The judicial system is challenging enough to navigate. The entire process of being questioned for a crime is meant to disorient a person into revealing the truth. There are very few protocols in place to cater to a person with different communication needs. There are very few police departments or courts set up to recognize a person on the autism spectrum. Even those who may understand that the person they are detaining is on the spectrum may not have the skillset or care enough to make provisions for that person.
Finding a guide for the process
When a person with autism is charged with a crime, they need every person in their case to have the most basic knowledge of addressing their special needs.
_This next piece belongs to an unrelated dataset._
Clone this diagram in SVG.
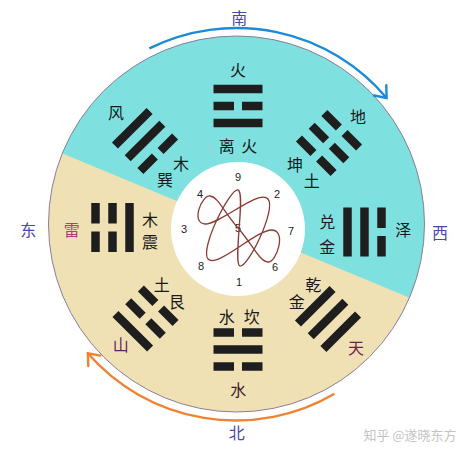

This experience has to extend to their attorney, law enforcement, the presiding judge and anyone else interacting with them. Here are some of the provisions that a person with autism needs to get fair treatment:
- An autism spectrum diagnosis or the presence of autism tendencies are essential pieces of information for police and other personnel.
- This diagnosis is as important as any other cognitive or psychiatric condition, no matter how high functioning or articulate a person might be.
- A family member, medical professional or someone that knows the person well needs to describe how the person thinks, communicates and reacts to the way people behave around them or bring across information.
- Each person is unique, so the aid of someone who knows them well is crucial.
Giving someone their best chance at fair treatment
The lack of familiarity and a heightened emotional state could create a highly variable communication. Some may not even be able to speak under these conditions. Don’t let the legal system mistreat a person with autism. Make sure that your relative gets the best treatment available under the law.